I’m still doing the whole vegan thing, too. After reading the books I read — Skinny Bitch and The China Study — it’s really not been that difficult. Sometimes I do crave cheese, but that’s about it. I haven’t craved meat or milk at all. Whenever I think about eating meat or dairy, I just think about how awful those things are for my body, and how they’re going to cause cancer and heart disease and make me die slowly and miserably, or how sad the chickens and cows are before being slaughtered, and I don’t want them anymore.

Honestly, there is a lot of research-based evidence that a strict plant-based diet is good for you. But what really sold me on veganism was a small argument the authors of Skinny Bitch made. They spoke of how terrified the animals are as they’re lead to the slaughter, how devastated and mournful and loud they are as their children are pulled away from them and tortured, how agonizing their entire lives are. “Assuming you started with a healthy animal (highly unlikely),” they say, “you’ve now eaten hormones, pesticides, steroids, antibiotics, fear, grief, and rage.” And that’s what sold me on this diet. When I eat meat or dairy, I am ingesting the fear and grief and rage of another animal. How can I ever be emotionally healthy when I do this daily?
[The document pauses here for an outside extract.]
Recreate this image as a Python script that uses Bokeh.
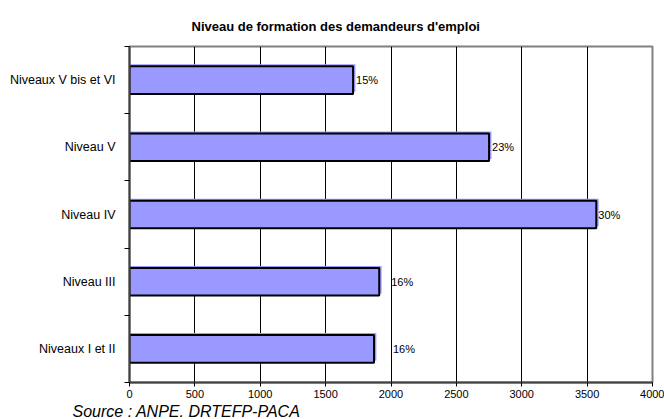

Today, I accidentally ate some milk protein. I made myself a bowl of oatmeal from an old box of instant oatmeal I had in the cupboard. I figured oatmeal is definitely vegan, right? After I ate it, though, I checked the box and I realized that this particular mix did have a good deal of milk proteins in it. And I was like, “Oops! Well, live and learn,” and I didn’t give it a second thought. About ten minutes later, my stomach started to hurt like hell. Not, like, nauseous, really, more like little daggers of horror piercing through my tummy all over. And at first I was like, “Woah, am I having an abortion?” and once I’d established that, no, I was not having an abortion, it occurred to me that this could be the result of my body trying to digest milk proteins after not doing it in so long. The pain subsided about 50 minutes later. Since apparently milk proteins are slow digesting, this timing would be about right. Isn’t that odd? (In fairness, though, I should note that I’m expecting my period soon, so it could have been cramps, although historically I am not one to get bad PMS cramps.)

Checking In

Posted by – November 10, 2008

I know I haven’t been posting much this weekend.

I’m in this weird, healthy space. Less buzzing in my head. I’m running a lot (like, physically moving my legs in a running motion, not, like, escaping the geographic location of my problems in any way possible) and I’m on this vegan diet thing and I’m trying to get out of the house more often and interact with the world and force the world to interact with me. I’m meditating, too. And it’s not that I’m on some crazy high or even, specifically, happy. I’m just in a state of total okay-ness. Things are fine. I can exist in my head just fine right now.

The result: I have neither the time nor the desire to come on my personal blog and channel my sadness and/or frustration.

Don’t worry.

It won’t last.

Oh, and Leo met his first chickens today. It was awesome. I didn’t take any video, tragically. But just imagine Leo and eleven chickens. Meditate on it, even.